14. A deodorization apparatus according to claim 13, characterized in that a number of stages of the first casing unit are connected to the second casing unit.

15. A deodorization apparatus according to claim 13, characterized by comprising a circulation duct which causes at least a part of a gas discharged from the second casing unit to flow back to the intake port of the first casing unit.

16. A deodorization method characterized by the steps of:

taking in a gas with malodor;

supplying deodorant into the gas with malodor taken in to cause a malodorous substance generating malodor to adhere to the deodorant; and

taking the gas with deodorant into a filter to collect the malodorous substance by the filter together with the deodorant.

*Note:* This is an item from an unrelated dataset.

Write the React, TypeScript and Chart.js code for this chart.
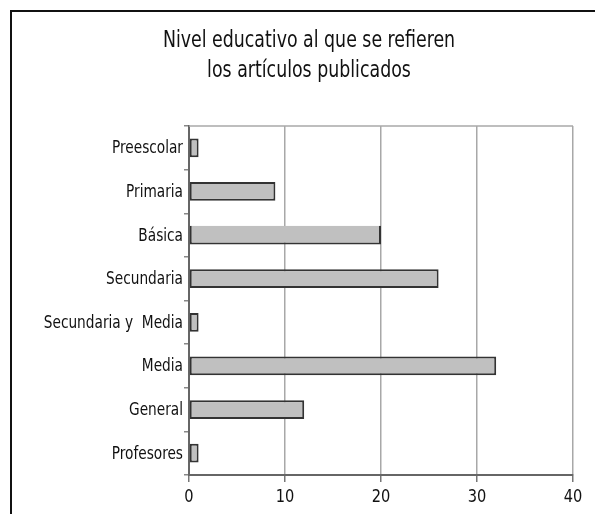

17. A deodorization method according to claim 16, characterized in that, in the step of collecting the deodorant and the malodorous substance by the filter, the deodorant and the malodorous substance are collected while, of the collecting surface of the filter, a collecting surface with high collection efficiency is successively moved toward an airflow.

18. A deodorization method according to claim 17, characterized in that, in moving a collecting surface, the collection amount of deodorant and malodorous substance collected by the filter is calculated, changing a moving amount of the collecting surface according to the collection amount calculated.

19. A deodorization method according to claim 18, characterized in that, when taking in malodor in a coating booth as a deodorization object, an operating condition of a coating device installed in the coating booth is detected, calculating the collection amount of deodorant and malodorous substance based on the operating condition detected.

20. A deodorization method according to claim 19, characterized in that, in calculating the collection amount based on the operating condition of the coating device, the collection amount is calculated from an amount of compressed air consumed during application of coating material.

21. A deodorization method according to claim 16, characterized in that, in the step of supplying the deodorant, a supply amount of deodorant corresponding to an amount of malodor to be deodorized is calculated, adjusting the supply amount of deodorant according to the supply amount calculated.

22. A deodorization method according to claim 21, characterized in that, when taking in malodor in a coating booth as the object of deodorization, the operating condition of the coating device installed in the coating booth is detected, calculating an amount of deodorant to be supplied based on the operating condition detected.

23. A deodorization method according to claim 22, characterized in that, in calculating a deodorant supply amount based on the operating condition of the coating device, the amount of deodorant to be supplied is calculated from the amount of compressed air consumed during application of coating material.

24. A deodorization method according to claim 16, characterized in that, in the step of taking the gas with deodorant into the filter, an amount of deodorant and malodorous substance contained in the gas is calculated, and an amount of gas to be taken into the filter is adjusted according to the amount of deodorant and malodorous substance calculated.

25. A deodorization method according to claim 24, characterized in that, when taking in malodor in the coating booth as the object of deodorization, the operating condition of the coating device installed in the coating booth is detected, calculating the amount of deodorant and malodorous substance contained in the gas based on the operating condition detected.

26. A deodorization method according to claim 25, characterized in that, in calculating the amount of deodorant and malodorous substance based on the operating condition of the coating device, the amount of deodorant and malodorous substance is calculated from the amount of compressed air consumed during application of coating material.